▸ **TASK INSTRUCTIONS**:
Produce nothing but an exact copy of the lines from the one containing "Rebuild this chart" through the one containing "ax.axis('off')", and do not carry over pictures.

#### DATA ROWS

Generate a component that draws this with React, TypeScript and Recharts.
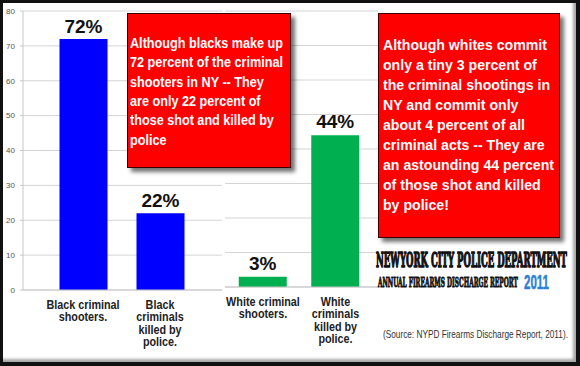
import React from "react";
import { BarChart, Bar, XAxis, YAxis, CartesianGrid, LabelList } from "recharts";

const blackCategories = ["Black criminal\nshooters.", "Black\ncriminals\nkilled by\npolice."];
const blackValues = [72, 22];
const whiteCategories = ["White criminal\nshooters.", "White\ncriminals\nkilled by\npolice."];
const whiteValues = [3, 44];
const yTicks = [0, 10, 20, 30, 40, 50, 60, 70, 80];

const blackNoteLines = [
  "Although blacks make up",
  "72 percent of the criminal",
  "shooters in NY -- They",
  "are only 22 percent of",
  "those shot and killed by",
  "police",
];
const whiteNoteLines = [
  "Although whites commit",
  "only a tiny 3 percent of",
  "the criminal shootings in",
  "NY and commit only",
  "about 4 percent of all",
  "criminal acts -- They are",
  "an astounding 44 percent",
  "of those shot and killed",
  "by police!",
];
const deptTitle = "NEWYORK CITY POLICE DEPARTMENT";
const reportTitle = "ANNUAL FIREARMS DISCHARGE REPORT";
const reportYear = "2011";
const sourceText = "(Source: NYPD Firearms Discharge Report, 2011).";

const blackData = blackCategories.map((c, i) => ({ name: c, value: blackValues[i] }));
const whiteData = whiteCategories.map((c, i) => ({ name: c, value: whiteValues[i] }));

const SANS = "'Liberation Sans', Arial, sans-serif";
const SERIF = "'DejaVu Serif Condensed', 'DejaVu Serif', serif";

let ctx: CanvasRenderingContext2D | null = null;
const measure = (text: string, font: string): number => {
  if (!ctx) ctx = document.createElement("canvas").getContext("2d");
  if (!ctx) return text.length * 8;
  ctx.font = font;
  return ctx.measureText(text).width || text.length * 8;
};

const CatTick = (props: any) => {
  const { x, y, payload } = props;
  const lines = String(payload.value).split("\n");
  return (
    <g transform={`translate(${x},${y}) scale(0.9,1)`}>
      <text x={0} y={0} textAnchor="middle" fontFamily={SANS} fontWeight="bold" fontSize={12} fill="#222">
        {lines.map((l, i) => (
          <tspan key={i} x={0} dy={i === 0 ? 19 : 12.4}>
            {l}
          </tspan>
        ))}
      </text>
    </g>
  );
};

const pct = (v: any) => `${v}%`;

const FitText = (p: {
  text: string;
  x: number;
  y: number;
  width: number;
  size: number;
  family: string;
  weight?: string;
  fill: string;
  stroke?: number;
}) => {
  const w = measure(p.text, `${p.weight || "normal"} ${p.size}px ${p.family}`);
  const s = p.width / w;
  return (
    <g transform={`translate(${p.x},${p.y}) scale(${s},1)`}>
      <text
        x={0}
        y={0}
        fontFamily={p.family}
        fontWeight={p.weight || "normal"}
        fontSize={p.size}
        fill={p.fill}
        stroke={p.stroke ? p.fill : undefined}
        strokeWidth={p.stroke}
      >
        {p.text}
      </text>
    </g>
  );
};

const Note = (p: {
  lines: string[];
  left: number;
  top: number;
  w: number;
  h: number;
  firstCenter: number;
  lh: number;
  textLeft: number;
  refLine: number;
  refWidth: number;
}) => {
  const font = `bold 15px ${SANS}`;
  const s = p.refWidth / measure(p.lines[p.refLine], font);
  return (
    <>
      <div
        style={{
          position: "absolute",
          left: p.left,
          top: p.top,
          width: p.w,
          height: p.h,
          boxSizing: "border-box",
          background: "#ff0000",
          border: "1px solid #3a0000",
          boxShadow: "4px 4px 4px rgba(0,0,0,0.55)",
        }}
      />
      {p.lines.map((l, i) => (
        <div
          key={i}
          style={{
            position: "absolute",
            left: p.textLeft,
            top: p.firstCenter + i * p.lh - 10,
            height: 20,
            lineHeight: "20px",
            whiteSpace: "nowrap",
            color: "#ffffff",
            fontFamily: SANS,
            fontWeight: "bold",
            fontSize: 15,
            transform: `scale(${s},1)`,
            transformOrigin: "0 0",
          }}
        >
          {l}
        </div>
      ))}
    </>
  );
};

export default function App() {
  return (
    <div
      style={{
        position: "absolute",
        left: 0,
        top: 0,
        width: 580,
        height: 366,
        background: "#ffffff",
        overflow: "hidden",
      }}
    >
      <div style={{ position: "absolute", left: 0, top: 0 }}>
        <BarChart
          width={230}
          height={366}
          data={blackData}
          margin={{ top: 11, right: 8, bottom: 16, left: 0 }}
        >
          <CartesianGrid vertical={false} stroke="#d4d4d4" />
          <YAxis
            domain={[0, 80]}
            ticks={yTicks}
            width={23}
            tickSize={3}
            tickMargin={5}
            tick={{ fontSize: 8, fill: "#555", fontFamily: SANS }}
            axisLine={{ stroke: "#c8c8c8" }}
            tickLine={{ stroke: "#c8c8c8" }}
          />
          <XAxis
            dataKey="name"
            height={60}
            padding={{ left: 21.5, right: 23.5 }}
            tickSize={0}
            tickMargin={0}
            tick={<CatTick />}
            axisLine={{ stroke: "#c8c8c8" }}
            tickLine={false}
            interval={0}
          />
          <Bar dataKey="value" fill="#0000ff" barSize={48} isAnimationActive={false}>
            <LabelList
              dataKey="value"
              position="top"
              offset={6}
              formatter={pct}
              style={{ fontSize: 19, fontWeight: "bold", fill: "#111", fontFamily: SANS }}
            />
          </Bar>
        </BarChart>
      </div>

      <div style={{ position: "absolute", left: 200, top: 0 }}>
        <BarChart
          width={190}
          height={366}
          data={whiteData}
          margin={{ top: 11, right: 12, bottom: 19, left: 25 }}
        >
          <CartesianGrid vertical={false} stroke="#d4d4d4" />
          <YAxis domain={[0, 80]} ticks={yTicks} hide />
          <XAxis
            dataKey="name"
            height={60}
            padding={{ left: 1.75, right: 6.25 }}
            tickSize={0}
            tickMargin={0}
            tick={<CatTick />}
            axisLine={{ stroke: "#c8c8c8" }}
            tickLine={false}
            interval={0}
          />
          <Bar dataKey="value" fill="#00b050" barSize={48} isAnimationActive={false}>
            <LabelList
              dataKey="value"
              position="top"
              offset={7}
              formatter={pct}
              style={{ fontSize: 19, fontWeight: "bold", fill: "#111", fontFamily: SANS }}
            />
          </Bar>
        </BarChart>
      </div>

      <Note
        lines={blackNoteLines}
        left={127}
        top={13}
        w={164}
        h={155}
        firstCenter={43}
        lh={19.3}
        textLeft={130}
        refLine={0}
        refWidth={153}
      />
      <Note
        lines={whiteNoteLines}
        left={378}
        top={13}
        w={182}
        h={225}
        firstCenter={45}
        lh={20}
        textLeft={383}
        refLine={6}
        refWidth={171}
      />

      <svg style={{ position: "absolute", left: 0, top: 0 }} width={580} height={366}>
        <FitText text={deptTitle} x={376} y={267} width={191} size={21} family={SERIF} weight="bold" fill="#111" stroke={1.4} />
        <FitText text={reportTitle} x={378} y={287} width={140} size={13.5} family={SERIF} weight="bold" fill="#111" stroke={0.9} />
        <FitText text={reportYear} x={524} y={289} width={25} size={21} family={SANS} weight="bold" fill="#2f7fd4" stroke={0.5} />
        <FitText text={sourceText} x={383} y={338} width={185} size={11} family={SANS} fill="#333" />
      </svg>

      <div
        style={{
          position: "absolute",
          left: 0,
          top: 0,
          width: 580,
          height: 366,
          boxSizing: "border-box",
          borderTop: "3px solid #111",
          borderLeft: "3px solid #111",
          borderRight: "4px solid #111",
          borderBottom: "4px solid #111",
          boxShadow: "inset -3px -3px 3px rgba(0,0,0,0.35)",
          pointerEvents: "none",
        }}
      />
    </div>
  );
}
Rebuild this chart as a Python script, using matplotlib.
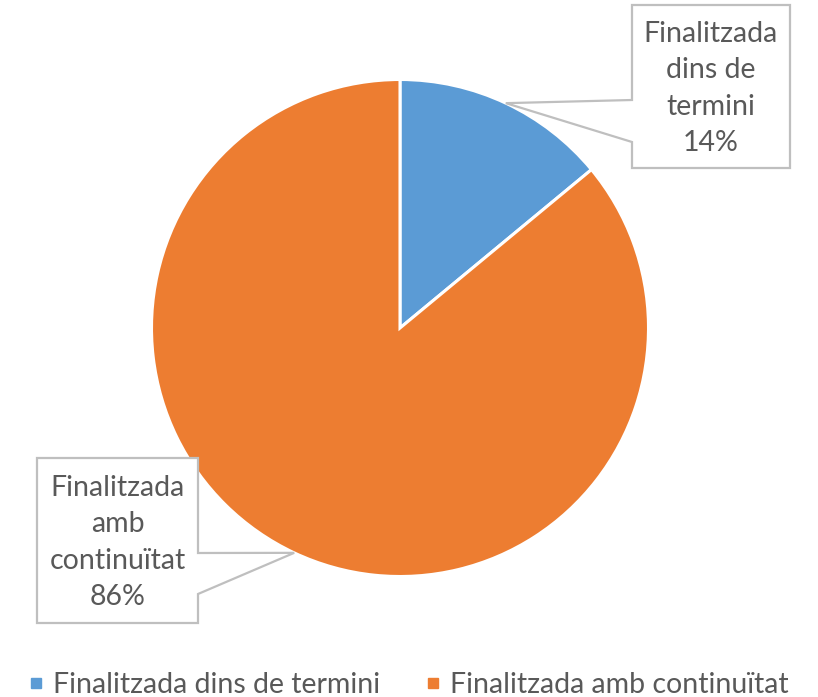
import numpy as np
import matplotlib
matplotlib.use('Agg')
from matplotlib import pyplot as plt
from matplotlib.patches import Polygon
from matplotlib.lines import Line2D

# data
categories = ['Finalitzada dins de termini', 'Finalitzada amb continuïtat']
box_labels = ['Finalitzada\ndins de\ntermini', 'Finalitzada\namb\ncontinuïtat']
values = [14, 86]
colors = ['#5B9BD5', '#ED7D31']

W, H = 818, 697
CX, CY, R = 400, 328, 248.5   # pie centre / radius in pixels
TXT = '#595959'
FONT = 'Lato'


def px2d(px, py):
    return (px - CX) / R, (CY - py) / R


fig = plt.figure(figsize=(W / 100, H / 100), dpi=100)
ax = fig.add_axes([(CX - R) / W, (H - CY - R) / H, 2 * R / W, 2 * R / H])
wedges, _ = ax.pie(values, colors=colors, startangle=90, counterclock=False,
                   radius=1, wedgeprops=dict(edgecolor='white', linewidth=2.2))
ax.set_xlim(-1, 1)
ax.set_ylim(-1, 1)
ax.set_aspect('equal')
ax.axis('off')

# callout boxes: (left, top, right, bottom) and wedge base on the side facing pie
boxes = [
    dict(rect=(632, 5, 790, 168), side='left', base=(100, 142)),
    dict(rect=(37, 458, 198, 623), side='right', base=(553, 594)),
]
total = sum(values)
for w, lab, v, b in zip(wedges, box_labels, values, boxes):
    mid = np.deg2rad((w.theta1 + w.theta2) / 2)
    ax_pt = (np.cos(mid), np.sin(mid))
    l, t, r, bt = b['rect']
    y1, y2 = b['base']
    if b['side'] == 'left':
        pts = [(l, t), (r, t), (r, bt), (l, bt), (l, y2), None, (l, y1)]
    else:
        pts = [(l, t), (r, t), (r, y1), None, (r, y2), (r, bt), (l, bt)]
    verts = [ax_pt if p is None else px2d(*p) for p in pts]
    ax.add_patch(Polygon(verts, closed=True, facecolor='white',
                         edgecolor='#BFBFBF', linewidth=1.6, clip_on=False,
                         joinstyle='miter', zorder=5))
    tx, ty = px2d((l + r) / 2, (t + bt) / 2 + 2)
    ax.text(tx, ty, f'{lab}\n{round(100 * v / total)}%', ha='center',
            va='center', multialignment='center', color=TXT, fontsize=20.5,
            family=FONT, linespacing=1.5, zorder=6, clip_on=False)

handles = [Line2D([], [], marker='s', linestyle='none', markersize=6.5,
                  markerfacecolor=c, markeredgecolor=c) for c in colors]
fig.legend(handles, categories, loc='center', bbox_to_anchor=(0.5, 1 - 685 / H),
           ncol=2, frameon=False, prop=dict(family=FONT, size=20.5),
           labelcolor=TXT, handlelength=0.5, handletextpad=0.35,
           columnspacing=1.6)

fig.savefig('out.png', dpi=100, facecolor='white')
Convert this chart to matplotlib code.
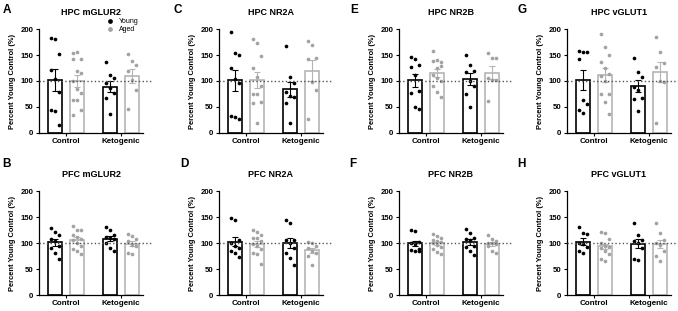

########

▸ **SOLUTION TO THIS TASK**:
Rebuild this chart as a Python script, using matplotlib.
import numpy as np
import matplotlib
matplotlib.use('Agg')
from matplotlib import pyplot as plt
from matplotlib.patches import Polygon
from matplotlib.lines import Line2D

# data
categories = ['Finalitzada dins de termini', 'Finalitzada amb continuïtat']
box_labels = ['Finalitzada\ndins de\ntermini', 'Finalitzada\namb\ncontinuïtat']
values = [14, 86]
colors = ['#5B9BD5', '#ED7D31']

W, H = 818, 697
CX, CY, R = 400, 328, 248.5   # pie centre / radius in pixels
TXT = '#595959'
FONT = 'Lato'


def px2d(px, py):
    return (px - CX) / R, (CY - py) / R


fig = plt.figure(figsize=(W / 100, H / 100), dpi=100)
ax = fig.add_axes([(CX - R) / W, (H - CY - R) / H, 2 * R / W, 2 * R / H])
wedges, _ = ax.pie(values, colors=colors, startangle=90, counterclock=False,
                   radius=1, wedgeprops=dict(edgecolor='white', linewidth=2.2))
ax.set_xlim(-1, 1)
ax.set_ylim(-1, 1)
ax.set_aspect('equal')
ax.axis('off')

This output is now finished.